Leaving them Asking for More: Hook Endings -- Priscilla Kissinger
Hook your reader. If you’ve ever read a how-to book, or listened to a presentation on writing, I’m sure you’ve heard those words of advice.
Hook the reader: in the beginning and at the end of every chapter. Later on in the month, Trish Milburn will share pearls of wisdom about opening lines and how to reel in the reader. Today, I’ll share with you my thoughts about leaving the reader wanting more.
Have you ever read a book where, as you reach the end of the chapter, you find your heroine breathing a sigh of contentment as she climbs under the covers (alone), ready for a good night’s sleep (hence, she’s going to bed, alone; meaning, no hunky hero nearby ready to ravish her or to be ravished). The heroine lays her head on her pillow, closes her eyes and drifts off to sleep. Seconds later, you, the reader, close your book, turn off the light, and join her. The perfect chapter ending, right?
You don’t want someone to put your book down. You want readers so engrossed in your character’s story that they have to keep reading, have to know what happens next. For your contest entry, especially one the length of the GH, your entry may wind up stopping at the end of a scene, in the middle of a chapter. In this situation, some writers make minor changes in order to have that hook ending.
Some of my Posse sisters have volunteered their winning or finalist entry hook endings as examples.
From Saving Grace, by Norah Wilson
Jumping up, she seized the handle of the satchel and dragged it closer to the edge of the bed. A tug of the zipper, a wrench of the wrists and the bag lay open.
Grace leapt back. Holy cow! Guess she hadn’t remembered everything she’d packed.
His name emerged as a croak, probably because of the fear making her tongue cleave to the roof of her mouth. She swallowed, then walked carefully out of the bedroom to the head of the stairs. She called Ray’s name again, louder this time. He materialized below a second later.
“What is it?” he asked, his expression politely inquiring.
“I think you’d better come up here and take a look.”
Now, I don’t know about you, but I really want to know what’s in Grace’s bag. Notice the details that show us Grace’s anxiety and pull the reader in: fear making her tongue cleave to the roof of her mouth, her voice a mere croak, she tugs the zipper and her wrists wrench.
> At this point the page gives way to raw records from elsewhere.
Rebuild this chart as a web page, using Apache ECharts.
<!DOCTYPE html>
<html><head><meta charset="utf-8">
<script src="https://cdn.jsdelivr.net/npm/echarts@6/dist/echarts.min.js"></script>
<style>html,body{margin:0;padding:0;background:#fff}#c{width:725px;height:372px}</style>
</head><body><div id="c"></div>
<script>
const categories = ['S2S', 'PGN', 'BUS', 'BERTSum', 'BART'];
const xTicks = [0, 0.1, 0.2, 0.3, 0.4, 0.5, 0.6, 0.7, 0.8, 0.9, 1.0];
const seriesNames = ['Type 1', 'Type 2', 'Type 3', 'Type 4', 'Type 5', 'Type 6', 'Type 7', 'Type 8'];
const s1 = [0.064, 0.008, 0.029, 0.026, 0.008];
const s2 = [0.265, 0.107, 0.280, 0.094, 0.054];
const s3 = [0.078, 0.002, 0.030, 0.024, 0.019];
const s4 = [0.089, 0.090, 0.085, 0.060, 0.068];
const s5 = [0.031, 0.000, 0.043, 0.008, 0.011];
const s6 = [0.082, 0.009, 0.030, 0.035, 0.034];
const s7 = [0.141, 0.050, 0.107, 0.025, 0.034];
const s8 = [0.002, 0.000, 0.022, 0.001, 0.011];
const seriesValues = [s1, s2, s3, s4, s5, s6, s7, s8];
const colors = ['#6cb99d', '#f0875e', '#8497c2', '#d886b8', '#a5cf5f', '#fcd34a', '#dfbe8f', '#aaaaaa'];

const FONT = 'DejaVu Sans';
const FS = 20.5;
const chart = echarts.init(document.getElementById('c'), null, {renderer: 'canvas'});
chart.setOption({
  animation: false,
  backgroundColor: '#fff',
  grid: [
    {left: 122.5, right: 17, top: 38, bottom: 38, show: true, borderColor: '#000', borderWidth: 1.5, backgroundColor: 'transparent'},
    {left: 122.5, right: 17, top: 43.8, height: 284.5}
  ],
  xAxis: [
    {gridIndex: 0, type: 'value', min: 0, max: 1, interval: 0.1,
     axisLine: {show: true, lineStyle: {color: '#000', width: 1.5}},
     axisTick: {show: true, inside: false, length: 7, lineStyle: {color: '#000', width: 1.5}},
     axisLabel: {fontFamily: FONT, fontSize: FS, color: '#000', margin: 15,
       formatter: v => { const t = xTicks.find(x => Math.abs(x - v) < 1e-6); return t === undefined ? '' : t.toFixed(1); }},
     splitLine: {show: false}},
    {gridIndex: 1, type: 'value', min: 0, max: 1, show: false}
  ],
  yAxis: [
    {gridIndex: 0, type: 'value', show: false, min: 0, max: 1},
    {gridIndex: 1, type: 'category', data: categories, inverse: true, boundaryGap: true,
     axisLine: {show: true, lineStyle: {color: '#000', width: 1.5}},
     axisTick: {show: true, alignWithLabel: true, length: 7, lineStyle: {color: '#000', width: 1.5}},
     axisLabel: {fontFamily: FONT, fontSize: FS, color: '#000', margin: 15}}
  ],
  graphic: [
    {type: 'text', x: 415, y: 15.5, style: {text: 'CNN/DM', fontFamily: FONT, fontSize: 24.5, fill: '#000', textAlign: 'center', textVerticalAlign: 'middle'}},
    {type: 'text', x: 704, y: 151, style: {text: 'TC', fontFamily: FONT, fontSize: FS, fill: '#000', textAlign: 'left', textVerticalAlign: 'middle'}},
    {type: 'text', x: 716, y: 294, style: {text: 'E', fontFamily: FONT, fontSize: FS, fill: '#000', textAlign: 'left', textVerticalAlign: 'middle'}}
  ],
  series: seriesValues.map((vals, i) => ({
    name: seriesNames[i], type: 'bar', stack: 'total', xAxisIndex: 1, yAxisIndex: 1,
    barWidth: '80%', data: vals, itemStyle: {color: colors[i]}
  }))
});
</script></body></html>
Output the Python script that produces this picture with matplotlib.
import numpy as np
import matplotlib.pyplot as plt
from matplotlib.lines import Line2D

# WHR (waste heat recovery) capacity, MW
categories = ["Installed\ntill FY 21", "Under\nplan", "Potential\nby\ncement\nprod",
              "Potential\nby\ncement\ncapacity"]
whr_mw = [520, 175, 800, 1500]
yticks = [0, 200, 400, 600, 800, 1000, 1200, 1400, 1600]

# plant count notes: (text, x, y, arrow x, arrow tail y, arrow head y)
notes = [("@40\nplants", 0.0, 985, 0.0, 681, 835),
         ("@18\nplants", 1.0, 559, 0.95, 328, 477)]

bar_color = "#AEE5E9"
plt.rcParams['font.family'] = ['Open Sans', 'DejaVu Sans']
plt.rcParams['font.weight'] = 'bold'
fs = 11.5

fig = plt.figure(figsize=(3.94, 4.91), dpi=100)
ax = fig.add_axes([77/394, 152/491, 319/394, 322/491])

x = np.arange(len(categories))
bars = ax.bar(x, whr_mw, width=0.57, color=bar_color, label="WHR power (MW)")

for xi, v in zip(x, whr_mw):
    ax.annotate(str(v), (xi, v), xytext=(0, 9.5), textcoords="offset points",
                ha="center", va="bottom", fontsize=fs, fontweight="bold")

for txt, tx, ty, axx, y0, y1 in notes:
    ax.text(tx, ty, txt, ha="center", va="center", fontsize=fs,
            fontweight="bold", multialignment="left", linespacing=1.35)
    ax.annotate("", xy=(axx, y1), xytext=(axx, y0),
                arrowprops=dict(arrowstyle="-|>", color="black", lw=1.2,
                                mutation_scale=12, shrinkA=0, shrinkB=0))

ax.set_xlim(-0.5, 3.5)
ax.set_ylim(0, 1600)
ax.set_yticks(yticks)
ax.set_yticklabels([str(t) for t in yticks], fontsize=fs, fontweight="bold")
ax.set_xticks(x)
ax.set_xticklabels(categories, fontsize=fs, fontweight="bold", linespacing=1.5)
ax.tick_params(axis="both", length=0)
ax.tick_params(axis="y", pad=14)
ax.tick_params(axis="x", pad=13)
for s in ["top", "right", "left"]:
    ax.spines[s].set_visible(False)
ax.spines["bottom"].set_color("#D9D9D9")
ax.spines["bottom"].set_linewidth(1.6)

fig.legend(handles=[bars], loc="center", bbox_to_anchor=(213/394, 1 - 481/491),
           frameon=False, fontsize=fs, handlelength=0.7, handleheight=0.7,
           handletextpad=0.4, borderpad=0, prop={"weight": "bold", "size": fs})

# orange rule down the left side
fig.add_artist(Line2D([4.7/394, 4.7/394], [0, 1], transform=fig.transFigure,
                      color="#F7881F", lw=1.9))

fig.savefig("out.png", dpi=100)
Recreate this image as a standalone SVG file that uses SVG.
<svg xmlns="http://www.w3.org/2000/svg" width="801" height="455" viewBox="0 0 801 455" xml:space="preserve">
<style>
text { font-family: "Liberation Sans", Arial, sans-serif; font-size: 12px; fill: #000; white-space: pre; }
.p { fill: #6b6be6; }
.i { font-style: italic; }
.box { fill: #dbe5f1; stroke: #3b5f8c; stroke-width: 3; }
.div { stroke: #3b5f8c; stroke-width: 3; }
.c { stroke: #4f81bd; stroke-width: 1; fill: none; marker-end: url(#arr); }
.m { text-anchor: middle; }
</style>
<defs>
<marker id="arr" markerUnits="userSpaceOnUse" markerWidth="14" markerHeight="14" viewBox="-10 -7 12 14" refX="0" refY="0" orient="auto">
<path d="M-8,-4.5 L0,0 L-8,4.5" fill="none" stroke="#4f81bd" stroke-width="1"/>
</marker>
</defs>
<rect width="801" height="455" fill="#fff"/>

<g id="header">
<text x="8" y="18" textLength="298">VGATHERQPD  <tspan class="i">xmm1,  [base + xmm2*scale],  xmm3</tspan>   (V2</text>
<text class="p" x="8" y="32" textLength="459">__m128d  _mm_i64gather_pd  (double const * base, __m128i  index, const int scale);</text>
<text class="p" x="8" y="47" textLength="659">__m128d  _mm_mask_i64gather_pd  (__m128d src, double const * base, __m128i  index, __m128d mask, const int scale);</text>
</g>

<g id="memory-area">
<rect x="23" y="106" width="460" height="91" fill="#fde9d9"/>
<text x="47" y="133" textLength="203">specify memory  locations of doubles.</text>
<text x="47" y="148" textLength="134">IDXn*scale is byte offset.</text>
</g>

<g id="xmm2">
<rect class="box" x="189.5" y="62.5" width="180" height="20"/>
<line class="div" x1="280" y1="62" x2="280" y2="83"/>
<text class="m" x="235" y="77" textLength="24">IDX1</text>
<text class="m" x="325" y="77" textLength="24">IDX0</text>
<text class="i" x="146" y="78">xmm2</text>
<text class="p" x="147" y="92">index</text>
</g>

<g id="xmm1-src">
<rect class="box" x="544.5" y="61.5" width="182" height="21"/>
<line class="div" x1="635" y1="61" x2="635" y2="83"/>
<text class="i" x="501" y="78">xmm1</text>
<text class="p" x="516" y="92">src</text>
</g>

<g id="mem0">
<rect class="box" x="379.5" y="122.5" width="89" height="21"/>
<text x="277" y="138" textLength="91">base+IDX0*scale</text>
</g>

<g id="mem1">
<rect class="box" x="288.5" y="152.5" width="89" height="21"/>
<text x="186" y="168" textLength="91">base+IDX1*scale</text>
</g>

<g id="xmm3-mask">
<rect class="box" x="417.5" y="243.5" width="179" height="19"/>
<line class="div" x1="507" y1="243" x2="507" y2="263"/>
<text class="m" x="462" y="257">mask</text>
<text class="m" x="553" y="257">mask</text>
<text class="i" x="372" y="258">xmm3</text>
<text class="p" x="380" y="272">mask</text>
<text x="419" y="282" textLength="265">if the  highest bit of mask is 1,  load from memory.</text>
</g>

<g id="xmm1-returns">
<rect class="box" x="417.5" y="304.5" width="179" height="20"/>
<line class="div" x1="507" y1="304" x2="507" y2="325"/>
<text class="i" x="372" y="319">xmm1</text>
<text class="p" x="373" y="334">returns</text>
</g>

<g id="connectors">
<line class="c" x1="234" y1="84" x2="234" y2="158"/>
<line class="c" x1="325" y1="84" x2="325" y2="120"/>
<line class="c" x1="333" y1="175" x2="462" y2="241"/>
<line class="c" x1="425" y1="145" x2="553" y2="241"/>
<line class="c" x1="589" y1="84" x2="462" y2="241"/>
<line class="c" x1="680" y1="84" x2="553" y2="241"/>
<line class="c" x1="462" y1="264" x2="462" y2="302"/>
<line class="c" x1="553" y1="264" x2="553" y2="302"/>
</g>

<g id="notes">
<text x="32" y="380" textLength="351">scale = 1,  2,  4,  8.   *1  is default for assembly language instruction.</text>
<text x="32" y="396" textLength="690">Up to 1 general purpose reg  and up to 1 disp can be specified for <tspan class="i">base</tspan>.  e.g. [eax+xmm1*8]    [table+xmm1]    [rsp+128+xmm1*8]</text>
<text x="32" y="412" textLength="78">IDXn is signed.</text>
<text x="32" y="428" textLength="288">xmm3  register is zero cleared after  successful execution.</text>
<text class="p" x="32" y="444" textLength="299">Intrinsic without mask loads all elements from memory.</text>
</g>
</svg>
And then, the big question at the end that has the reader turning the page to find out what Grace found in her bag.
From Diane Perkins, who said she often altered her entries from the “whole book” version when her entry ended at the completion of a scene instead of a chapter:
The sound triggered memories. Voices of dying men assaulted his ears. His knees trembled, and he feared them buckling underneath him. The dream of
assailed his waking moments. With it came the terror that had only been too real. Waterloo
Clamping down on his panic, he rushed into his bedchamber and pulled fresh stockings from the chest. He shrugged into his coat, and retrieved his boots from the parlor. Without a word, for he could not guarantee his words would be coherent, he rushed out of the apartment, slamming the door behind him.
Me? I’d be following this guy out the door. Intrigued by the panic rising inside of him, needing to know more about the memories the sound triggered. There are hidden pains deep inside him and I want to know about them.
From Trish Milburn, the last paragraph of Ch. 1 and 2 from Coven, winner of the 2007 YA GH:
She had to learn to control her emotions and powers better or she’d have to leave him behind, him and the belief in soul-deep love he brought to life in her.
“Excuse me.” She headed for the bathroom. Everyone would think it was to wash the ice cream out of her hair or to cry. They wouldn’t have any idea it was to prevent herself from killing one of their classmates.
Gulp. Um, “killing one of her classmates”? This girl is practicing some pretty heavy will power if she can walk away from this situation. I’m following her anywhere ‘cuz I want to see what she’s up to next.
From Mary Fecter, the end of Ch. 1 from Beneath the Surface, 2007 finalist:
He was a free man now. She had no hold over him.
But she couldn’t say he no longer had a hold over her.
She’s still in love with him, or at least, emotionally tied to this man. I’m thinking she wants to keep this to herself. Will she be able to? How will it effect her life or what she does next? I want to know, so I’m turning the page to find out.
From Cradle of Love, my 2003 finalist entry:
Dinner was going to be an interesting affair. Raquel was less than pleased about him joining them. Tony grinned, ignoring the prick of guilt for enjoying the opportunity to make her squirm a bit. It was high time the tables were turned.
Hopefully, you’re interested in sitting down to dinner with Tony and Raquel, anxious to see what trouble he stirs up.
The bottom line is this: you want to leave the judges clamoring for more. More about your characters. More questions about their conflict. More cravings to see the romance flourish and flounder. More, more, more.
Take a look at your chapter endings. You may even need to add a line or two to your contest entry. It’s okay to do that. Nothing drastic, mind you. Just the little zinger that has the reader giving you the 9 your entry deserves.
Have you considered your entry ending? Have you made any changes? Is there a compelling hook ending you’ve read recently and want to share? Let’s hear ‘em!